Patrick Cutrone, attaccante del Milan, ha rilasciato alcune dichiarazioni alla presentazione del libro “La Giovane Italia”. Di seguito sono riportate le sue parole.
Le prime parole di Cutrone
“Mi ritengo un ragazzo normale, non penso di essere diverso dagli altri anche perché non ne avrei motivo. Sono un ragazzo un po’ più fortunato degli altri perché posso fare ciò che amo. Ho fatto una marea di sacrifici e non era facile legare impegni di scuola e calcio. Son al Milan da 13 anni e le prime stagioni facevo veramente fatica, finire magari tardi alle medie e liceo e poi mangiare e andare subito agli allenamenti. Tornare magari alle 21 e poi mettersi dietro a studiare fino a tardi. Uno mentalmente può anche mollare, ma la voglia di arrivare prevale su tutto. La voglia non mi è mai mancata, poi mio padre è sempre stato al mio fianco e l’ho sempre ascoltato in tutto. Poi a me non piace perdere e do tutto, sia in campo che in allenamento. Prima di entrare in campo, San Siro o trasferta, sono un po’ teso e ho i miei riti scaramantici. Ma le partite le ho sempre sentite, anche nelle giovanili. Anche le amichevoli, le sento tutte. Quando scendo in campo però, questa tensione scende e cerco di dare il meglio. Non c’è stato un momento preciso in cui ho capito di potercela fare ed arrivare, ho sempre voluto solo migliorare e lo penso ancora. Anche perché non ho fatto nulla e lo so benissimo”.

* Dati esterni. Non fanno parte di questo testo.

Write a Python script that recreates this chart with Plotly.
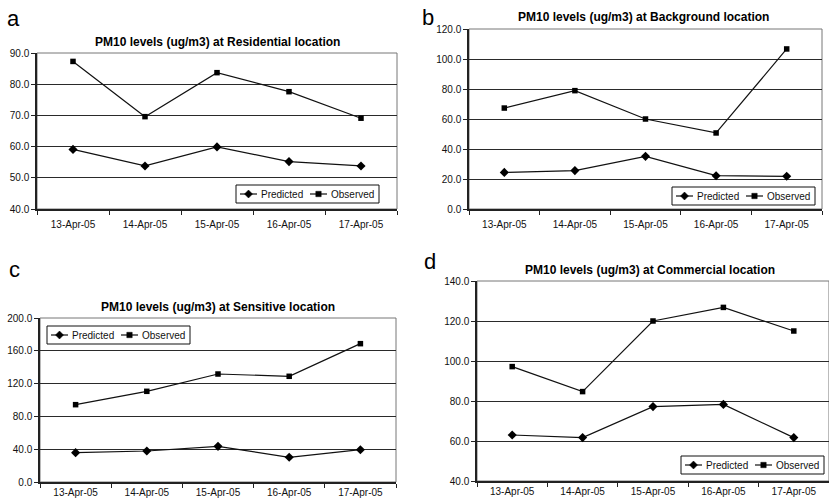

L’importanza della testa e dei comportamenti
“Uno può anche essere un fenomeno, ma senza testa non si va mai avanti”.
Essere il punto di riferimento per i più piccoli
“Ai più piccoli dico di mettersi in testa un obiettivo e provarci sempre, poi se va male comunque ci hai provato in tutto”.
Come si passa dalla Primavera alla Prima Squadra?
“Io ho avuto la fortuna di fare mezzo anno ad allenarmi sempre in prima squadra, senza essere convocato per le partite. Ed è a Milanello mentre si lavora che scopri il livello e la velocità che sono necessari per farcela, in quei mesi ho capito tanto e ho innalzato il mio livello di lavoro”.
Lavorare su stessi per migliorare nel Milan dei grandi
“Molte volte mi arrabbiavo a fine partita con me stesso, soprattutto quando perdiamo. Ma sto iniziando a gestirla questa cosa e sono un po’ così. C’è un lato positivo però in tutto questo, che è quello di voler sempre vincere e continuare ad alzare l’asticella tutti giorni in allenamento. Voglio mettere il mister in difficoltà perché io voglio giocarle tutte, anche le amichevoli che non contano voglio farle io”.
L’importanza della famiglia nella crescita calcistica
“Avere accanto una famiglia che non pensa al successo ma al tuo bene, è fondamentale. I miei genitori mi han sempre tenuto con i piedi per terra, non mi hanno mai detto ‘bravissimo, sei un fenomeno’, anzi mi fanno notare quelle cose che sbaglio o che pecco. Sono dei riferimenti per me e li ascolto sempre. I miei vogliono vedere sempre lo stesso Patrick e non quello che con un po’ di successo perde la testa. So benissimo che montarsi la testa è inutile, anzi, farei danni alla mia carriera”.
La disponibilità nel fare l’esterno
“Non l’avevo mai fatto, rispetto a Suso che tecnicamente è di un altro livello posso faticare, ma penso di essermela cavata. Quello che mi dice il mister lo faccio, può mettermi anche in porta che lo faccio per il bene del Milan”.
I giovani italiani
“Ho avuto la fortuna di fare la finale dell’Europeo Under 19 e rispetto a prima, ora i giovani italiani vengono fuori maggiormente”.
L’esordio in Nazionale A
“Un motivo di orgoglio esordire con la propria nazionale. Ero felicissimo contro l’Argentina, non sto nemmeno a spiegarvi come stavo”.
I complimenti di Filippo Galli
“Fa piacere, Filippo mi ha sempre seguito e lo ringrazio. È anche grazie a lui se sono arrivato a questo punto”.
Un ragazzo giovane che brillerà tra qualche anno
“Non ne conosco molti. Uno che mi piace è Bellanova, mi ha impressionato. Ha dimostrato buone cose negli ultimi mesi”.
La più grande ramanzina ricevuta
“Ce ne sono tante (ride, ndr). Soprattutto erano per la scuola perché volevano che rimanessi concentrato su quella”.
Il gruppo giovane delle Nazionali
“La finale contro la Francia, forse solo un paio aveva esperienze in A. Nella loro squadra, praticamente tutti erano titolari in Ligue 1 e poi avevano davanti Mbappe, la differenza è stata tutta lì nell’esperienza”.